At 2 am EST that night, FTX US general counsel Ryne Miller called the transfers “unauthorized” and said that FTX had begun moving the company’s remaining assets to cold storage to “mitigate the damage.”
The Securities Commission of The Bahamas had earlier issued a press release saying it was taking action to freeze the assets of FTX Digital Markets. That same day, FTX released its own statement saying that it had begun allowing the withdrawal of Bahamian funds to comply with the nation’s regulators.
But as rumors swirled that the unauthorized transfers were the work of Bahamian authorities, the Securities Commission of The Bahamas issued a statement pushing back on FTX’s claim, saying that “it has not directed, authorized, or suggested to FTX Digital Markets Ltd. the prioritization of withdrawals for Bahamian clients.”

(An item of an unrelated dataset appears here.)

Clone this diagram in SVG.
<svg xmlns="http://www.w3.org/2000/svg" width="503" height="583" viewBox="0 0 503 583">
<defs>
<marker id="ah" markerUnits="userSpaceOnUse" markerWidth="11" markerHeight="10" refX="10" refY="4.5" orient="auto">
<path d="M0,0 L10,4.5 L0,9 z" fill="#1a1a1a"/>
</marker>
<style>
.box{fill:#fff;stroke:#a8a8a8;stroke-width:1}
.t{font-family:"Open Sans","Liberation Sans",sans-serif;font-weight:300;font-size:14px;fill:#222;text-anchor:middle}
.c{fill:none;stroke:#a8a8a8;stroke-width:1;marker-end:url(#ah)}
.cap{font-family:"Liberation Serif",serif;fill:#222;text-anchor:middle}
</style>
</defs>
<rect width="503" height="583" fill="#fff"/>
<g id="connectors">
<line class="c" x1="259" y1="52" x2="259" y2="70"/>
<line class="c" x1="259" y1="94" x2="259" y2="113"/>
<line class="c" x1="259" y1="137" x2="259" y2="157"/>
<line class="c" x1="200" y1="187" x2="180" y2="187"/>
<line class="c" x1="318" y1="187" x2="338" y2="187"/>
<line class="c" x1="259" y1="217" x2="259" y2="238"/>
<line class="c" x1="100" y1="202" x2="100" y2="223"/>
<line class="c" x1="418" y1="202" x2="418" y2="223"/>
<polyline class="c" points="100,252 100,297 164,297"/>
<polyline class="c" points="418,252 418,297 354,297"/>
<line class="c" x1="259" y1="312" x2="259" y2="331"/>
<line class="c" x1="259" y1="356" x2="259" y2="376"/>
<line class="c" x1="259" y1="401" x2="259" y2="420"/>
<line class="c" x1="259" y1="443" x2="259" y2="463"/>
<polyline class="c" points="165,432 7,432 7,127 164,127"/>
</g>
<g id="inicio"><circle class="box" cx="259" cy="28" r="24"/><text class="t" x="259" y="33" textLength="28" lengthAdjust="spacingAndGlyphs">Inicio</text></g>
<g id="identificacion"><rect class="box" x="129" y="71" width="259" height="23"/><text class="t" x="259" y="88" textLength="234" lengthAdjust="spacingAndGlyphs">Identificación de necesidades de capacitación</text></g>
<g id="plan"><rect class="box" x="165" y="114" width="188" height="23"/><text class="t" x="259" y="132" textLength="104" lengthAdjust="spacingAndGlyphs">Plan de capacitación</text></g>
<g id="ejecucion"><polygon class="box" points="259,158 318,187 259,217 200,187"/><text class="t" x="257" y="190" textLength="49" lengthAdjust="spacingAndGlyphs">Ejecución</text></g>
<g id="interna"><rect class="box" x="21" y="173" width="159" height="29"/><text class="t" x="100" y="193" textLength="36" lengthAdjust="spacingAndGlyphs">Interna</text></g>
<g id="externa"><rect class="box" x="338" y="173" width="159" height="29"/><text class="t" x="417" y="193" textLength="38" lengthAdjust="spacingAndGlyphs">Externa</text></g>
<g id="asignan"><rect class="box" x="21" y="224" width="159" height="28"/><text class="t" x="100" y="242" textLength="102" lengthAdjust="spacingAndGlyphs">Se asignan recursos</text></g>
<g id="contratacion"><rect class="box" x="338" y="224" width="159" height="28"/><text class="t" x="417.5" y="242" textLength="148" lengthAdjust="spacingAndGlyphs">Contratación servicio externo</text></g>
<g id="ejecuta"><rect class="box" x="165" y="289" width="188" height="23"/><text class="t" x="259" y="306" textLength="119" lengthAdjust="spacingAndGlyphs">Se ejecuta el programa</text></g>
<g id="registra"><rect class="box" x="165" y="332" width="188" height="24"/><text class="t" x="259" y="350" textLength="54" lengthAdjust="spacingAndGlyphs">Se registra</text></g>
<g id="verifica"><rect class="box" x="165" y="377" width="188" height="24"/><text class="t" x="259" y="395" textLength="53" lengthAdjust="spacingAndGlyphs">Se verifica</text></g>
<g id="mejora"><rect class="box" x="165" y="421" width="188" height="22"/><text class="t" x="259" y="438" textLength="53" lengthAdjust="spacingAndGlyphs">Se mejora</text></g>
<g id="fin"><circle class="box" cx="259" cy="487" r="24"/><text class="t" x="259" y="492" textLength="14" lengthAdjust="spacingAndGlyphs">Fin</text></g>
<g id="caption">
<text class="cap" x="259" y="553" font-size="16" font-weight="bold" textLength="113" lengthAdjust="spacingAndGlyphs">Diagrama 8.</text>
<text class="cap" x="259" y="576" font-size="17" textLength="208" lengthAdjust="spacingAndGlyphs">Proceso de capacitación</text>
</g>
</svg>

The statement acknowledged that such an action could constitute “voidable preferences” under bankruptcy rules and could have required “clawing back funds from Bahamanian customers.”
“In any event, the Commission does not condone the preferential treatment of any investor or client of FTX Digital Markets Ltd. or otherwise,” the agency said.
The people or groups responsible for the unauthorized transfers remain unknown, then, but blockchain watchers have been posting their theories on Twitter, attributing some of the withdrawals to “white hat FTX employees” and others “maybe controlled by [Bankman-Fried and Wang].”
FTX’s Bahamian subsidiary FTX Digital Markets Ltd. filed for chapter 15 bankruptcy proceedings on Nov. 15, asking for cooperation between U.S. courts and foreign courts as its foreign bankruptcy proceedings involved the United States.
The Securities Commission of the Bahamas says that it does not believe that FTX Digital Markets, Ltd., is a party to the U.S. Chapter 11 Bankruptcy proceedings of FTX. The agency says they will engage with other regulators and authorities “in multiple jurisdictions” to address matters affecting the creditors, clients, and stakeholders of FTX Digital Markets.
Brian Simms, a partner at the Nassau law firm Lennox Paton, was appointed as provisional liquidator. He said that FTX was not authorized to file for bankruptcy in the U.S.—and asked for FTX’s assets located in the U.S. to be handed over to Bahamian liquidators.
FTX’s collapse and the subsequent contagion spreading across crypto have regulators worldwide calling for stricter regulation of crypto.